Eder. Óleo de Irene Gracia
Marcelo Figueras
Imaginar un mundo sin violencia conduce a distopías como Un mundo feliz. Ningún escritor que recuerde concibió universo alguno en que la violencia haya sido desterrada sin violencia, por más paradójico que suene. Por lo general, las antiutopías estilo Huxley sugieren que la agresión sólo puede ser extirpada por el control social, por el uso del sexo como válvula de escape, por drogas como el soma –o por la amenaza de una agresión aún mayor, vehiculizada por algún tipo de institución: empresa, manicomio, policía, ejército, Estado.
Cualquier represión externa al ser humano es violencia contra su espíritu. Lo cual lleva a la paradoja de La naranja mecánica: si el modo en que se pretende extirpar la violencia del género humano pasa por el condicionamiento, defenderemos la violencia del drugo Alex de manera inevitable, como una expresión de su libertad esencial.
El mito cristiano, tan esencial a la formación de Anthony Burgess, es claro al respecto: somos creados libres, lo cual supone que además del derecho a elegir el bien tenemos también derecho a optar por el mal o por la violencia, siempre y cuando nos hagamos cargo de los platos rotos. El bien no puede resultar nunca de una imposición externa; muy por el contrario, debe ser una elección personal, profunda y responsable.

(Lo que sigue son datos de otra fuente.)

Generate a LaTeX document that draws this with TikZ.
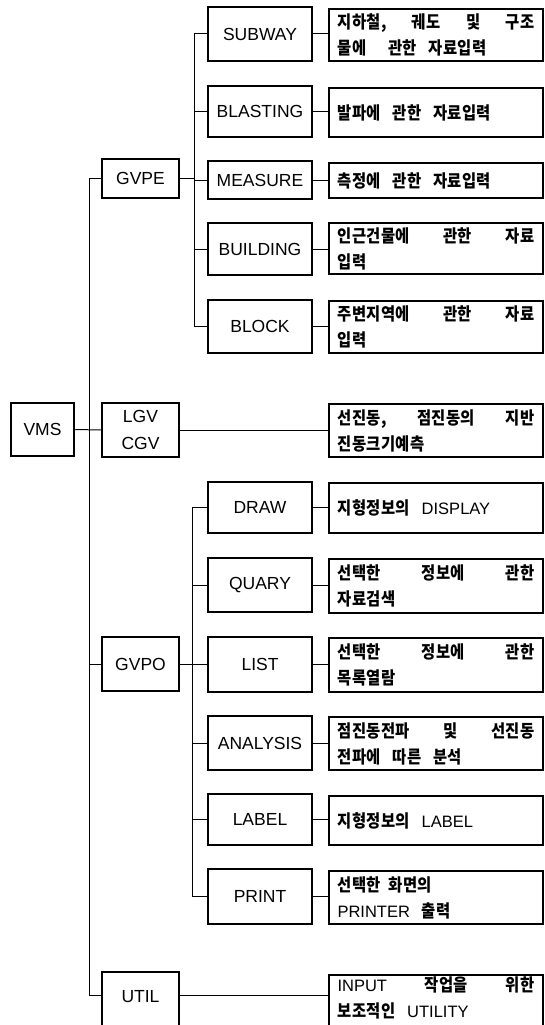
\documentclass[tikz,border=0pt]{standalone}
\usepackage{fontspec}
\setmainfont{Liberation Sans}
\newfontfamily\kr{Noto Sans CJK KR}[LetterSpace=2,FakeStretch=0.88]
\usetikzlibrary{calc}
\newcommand{\K}[1]{{\kr\bfseries\fontsize{17.5}{26}\selectfont #1}}
\newcommand{\jl}[1]{\makebox[197pt][l]{#1}}
\newcommand{\gap}{\hspace{12pt}}
\begin{document}
\begin{tikzpicture}[x=1pt,y=-1pt,
  mainbox/.style={draw,line width=2.5pt,inner sep=0pt,font=\fontsize{17.5}{27}\selectfont,align=center},
  lvlone/.style={mainbox,minimum width=77pt},
  lvltwo/.style={mainbox,minimum width=104pt},
  descbox/.style={draw,line width=1.1pt,inner sep=0pt,minimum width=214pt,text width=197pt,align=left,font=\fontsize{16.5}{26}\selectfont},
  link/.style={line width=1pt}]
\useasboundingbox (0,0) rectangle (544,1025);
\clip (0,0) rectangle (544,1025);
% root
\node[mainbox,minimum width=63pt,minimum height=53pt] (vms) at (42.5,429.5) {VMS};
% level 1
\node[lvlone,minimum height=39pt] (gvpe) at (140.5,178.5) {GVPE};
\node[lvlone,minimum height=54pt] (lgv) at (140.5,430) {LGV\\CGV};
\node[lvlone,minimum height=54pt] (gvpo) at (140.5,664) {GVPO};
\node[lvlone,minimum height=63pt] (util) at (140.5,1003.5) {};
\node (utiltext) at (140.5,997) {\fontsize{17.5}{27}\selectfont UTIL};
% level 2 (GVPE)
\node[lvltwo,minimum height=54pt] (subway) at (260,34) {SUBWAY};
\node[lvltwo,minimum height=51pt] (blasting) at (260,111.5) {BLASTING};
\node[lvltwo,minimum height=38pt] (measure) at (260,180) {MEASURE};
\node[lvltwo,minimum height=52pt] (building) at (260,249) {BUILDING};
\node[lvltwo,minimum height=53pt] (block) at (260,326.5) {BLOCK};
% level 2 (GVPO)
\node[lvltwo,minimum height=51pt] (draw) at (260,507.5) {DRAW};
\node[lvltwo,minimum height=54pt] (quary) at (260,585) {QUARY};
\node[lvltwo,minimum height=55pt] (list) at (260,664.5) {LIST};
\node[lvltwo,minimum height=54pt] (analysis) at (260,743) {ANALYSIS};
\node[lvltwo,minimum height=51pt] (label) at (260,819.5) {LABEL};
\node[lvltwo,minimum height=55pt] (print) at (260,896.5) {PRINT};
% descriptions
\node[descbox,minimum height=52pt] (dsubway) at (436,35)
  {\jl{\K{지하철,}\hfill\K{궤도}\hfill\K{및}\hfill\K{구조}}\\\K{물에\hspace{22pt}관한\hspace{12pt}자료입력}};
\node[descbox,minimum height=49pt] (dblasting) at (436,112.5)
  {\K{발파에\gap 관한\gap 자료입력}};
\node[descbox,minimum height=35pt] (dmeasure) at (436,180.5)
  {\K{측정에\gap 관한\gap 자료입력}};
\node[descbox,minimum height=51pt] (dbuilding) at (436,248.5)
  {\jl{\K{인근건물에}\hfill\K{관한}\hfill\K{자료}}\\\K{입력}};
\node[descbox,minimum height=52pt] (dblock) at (436,327)
  {\jl{\K{주변지역에}\hfill\K{관한}\hfill\K{자료}}\\\K{입력}};
\node[descbox,minimum height=53pt] (dlgv) at (436,430.5)
  {\jl{\K{선진동,}\hfill\K{점진동의}\hfill\K{지반}}\\\K{진동크기예측}};
\node[descbox,minimum height=50pt] (ddraw) at (436,508)
  {\K{지형정보의}\gap DISPLAY};
\node[descbox,minimum height=54pt] (dquary) at (436,586)
  {\jl{\K{선택한}\hfill\K{정보에}\hfill\K{관한}}\\\K{자료검색}};
\node[descbox,minimum height=54pt] (dlist) at (436,665)
  {\jl{\K{선택한}\hfill\K{정보에}\hfill\K{관한}}\\\K{목록열람}};
\node[descbox,minimum height=53pt] (danalysis) at (436,743.5)
  {\jl{\K{점진동전파}\hfill\K{및}\hfill\K{선진동}}\\\K{전파에\gap 따른\gap 분석}};
\node[descbox,minimum height=49pt] (dlabel) at (436,820.5)
  {\K{지형정보의}\gap LABEL};
\node[descbox,minimum height=53pt] (dprint) at (436,897.5)
  {\K{선택한\hspace{8pt}화면의}\\PRINTER\gap\K{출력}};
\node[descbox,minimum height=60pt] (dutil) at (436,1005) {};
\node[text width=197pt,align=left,inner sep=0pt,font=\fontsize{16.5}{26}\selectfont] (tutil) at (436,998)
  {\jl{INPUT\hfill\K{작업을}\hfill\K{위한}}\\\K{보조적인}\gap UTILITY};
% spine coordinates
\coordinate (s0) at (89,0);
\coordinate (s1) at (194,0);
\coordinate (s2) at (192,0);
\coordinate (uj) at ($(util.north west)+(0,25)$);
% VMS tree
\draw[link] (s0 |- gvpe.west) -- (s0 |- uj);
\draw[link] (s0 |- gvpe.west) -- (gvpe.west);
\draw[link] (vms.east) -- (lgv.west);
\draw[link] (s0 |- gvpo.west) -- (gvpo.west);
\draw[link] (s0 |- uj) -- (uj);
% GVPE subtree
\draw[link] (s1 |- subway.west) -- (s1 |- block.west);
\draw[link] (gvpe.east) -- (s1 |- gvpe.east);
\foreach \n in {subway,blasting,measure,building,block}{
  \draw[link] (s1 |- \n.west) -- (\n.west);
  \draw[link] (\n.east) -- (\n.east -| d\n.west);
}
% LGV
\draw[link] (lgv.east) -- (lgv.east -| dlgv.west);
% GVPO subtree
\draw[link] (s2 |- draw.west) -- (s2 |- print.west);
\draw[link] (gvpo.east) -- (s2 |- gvpo.east);
\foreach \n in {draw,quary,list,analysis,label,print}{
  \draw[link] (s2 |- \n.west) -- (\n.west);
  \draw[link] (\n.east) -- (\n.east -| d\n.west);
}
% UTIL
\draw[link] (util.east |- uj) -- (dutil.west |- uj);
\end{tikzpicture}
\end{document}
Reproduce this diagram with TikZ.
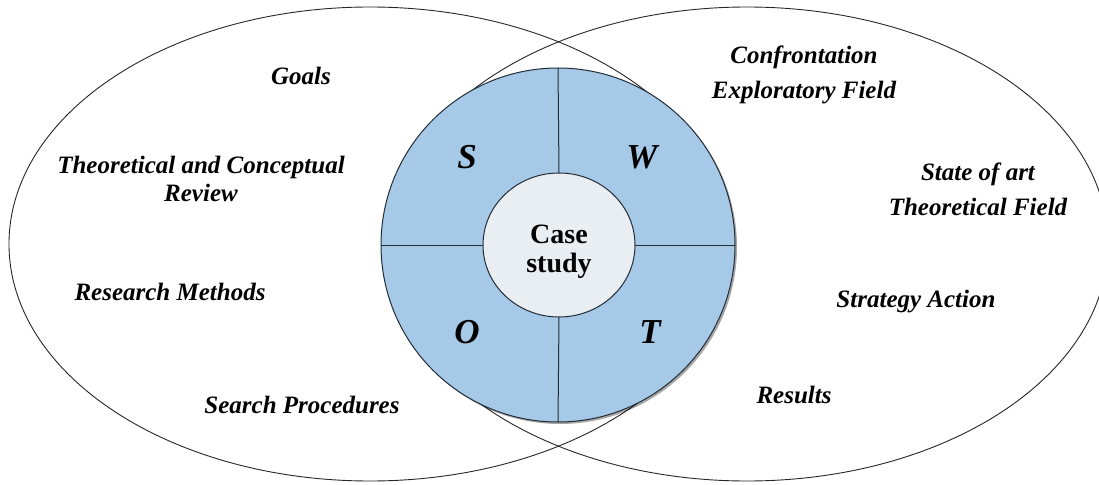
\documentclass[tikz,border=0pt]{standalone}
\usepackage{fontspec}
\setmainfont{Liberation Serif}
\usetikzlibrary{shapes.geometric,shadows}
\definecolor{swotblue}{RGB}{166,201,231}
\definecolor{casegray}{RGB}{232,238,242}
\definecolor{rimline}{RGB}{35,45,55}

\begin{document}
\begin{tikzpicture}[
  x=1pt, y=-1pt,
  field/.style={ellipse, draw=black!85, line width=0.9pt, inner sep=0pt, outer sep=0pt,
    minimum width=722pt, minimum height=474pt},
  fieldtext/.style={font=\fontsize{25}{28}\selectfont\bfseries\itshape, align=center, inner sep=0pt},
  swotletter/.style={font=\fontsize{35}{40}\selectfont\bfseries\itshape, inner sep=0pt},
  quadline/.style={draw=rimline, line width=1pt}
]
\useasboundingbox (0,0) rectangle (1099,484);
\clip (0,0) rectangle (1099,484);

% the two fields
\node[field] (leftfield) at (370,244) {};
\node[field] (rightfield) at (747,244) {};

% swot disc and case study core
\node[circle, draw=rimline, line width=1pt, fill=swotblue, minimum size=354pt,
  inner sep=0pt, outer sep=0pt,
  drop shadow={shadow xshift=2pt, shadow yshift=-2pt, fill=black, opacity=0.35}] (swot) at (558,245) {};
\node[ellipse, draw=rimline, line width=1pt, fill=casegray, minimum width=152pt,
  minimum height=144pt, inner sep=0pt, outer sep=0pt, align=center,
  font=\fontsize{28}{29}\selectfont\bfseries] (case) at (559,245) {\rule{0pt}{33pt}Case\\study};
\draw[quadline] (case.north) -- (swot.north);
\draw[quadline] (case.south) -- (swot.south);
\draw[quadline] (case.west) -- (swot.west);
\draw[quadline] (case.east) -- (swot.east);

\node[swotletter] (s) at (467,157) {S};
\node[swotletter] (w) at (642,157) {W};
\node[swotletter] (o) at (467,332) {O};
\node[swotletter] (t) at (650,332) {T};

% left field
\node[fieldtext] (goals) at (301,76) {Goals};
\node[fieldtext] (review) at (201,179) {Theoretical and Conceptual\\Review};
\node[fieldtext] (methods) at (170,292) {Research Methods};
\node[fieldtext] (procedures) at (302,405) {Search Procedures};

% right field
\node[fieldtext] (confront) at (804,75) {Confrontation\\[7pt]Exploratory Field};
\node[fieldtext] (stateart) at (978,189) {State of art\\[7pt]Theoretical Field};
\node[fieldtext] (strategy) at (916,302) {Strategy Action};
\node[fieldtext] (results) at (794,395) {Results};
\end{tikzpicture}
\end{document}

¿Qué ocurre, pues, cuando vivimos inmersos en un sistema social, político y económico que es en sí mismo violento? ¿Cuándo a pesar de decirse democrático e igualitario, alimenta millonarios bolsones de explotación y de pobreza que, lejos de ser una excepción, son la condición misma de su supervivencia?
Aldous Huxley escribió alguna vez: “Una de las razones de la característica trágica de la existencia humana es el hecho de que la organización social es a la vez necesaria y fatal. Los hombres crean este tipo de organizaciones constantemente, y constantemente se descubren víctimas de los mismos monstruos que han confeccionado”.
A la tendencia natural a la violencia que nos caracteriza, debemos sumarle la presión social. No hay forma de vivir donde vivimos sin ser infectado por el virus de la violencia. Aun cuando eligiésemos una vida anónima, preservándonos de todo otro contacto humano que no nos fuese imprescindible, la violencia de la cultura que nos define penetraría en nuestra alma por la vía de los medios de comunicación.
No, nunca superaremos nuestra compulsión agresiva mediante la fuerza. Ni podemos esperar que un hecho trágico nos escarmiente al punto de curarnos de espanto. Esa es la dialéctica perversa del héroe-villano de Watchmen, que supone que un holocausto aun más grande y espectacular que el Holocausto nos convencería de cambiar armas por abrazos. Ya hemos sufrido genocidios de dimensiones y características que deberían habernos convencido de una vez y para siempre.
Y no aprendimos. Ni aprenderemos, al menos no de esa forma.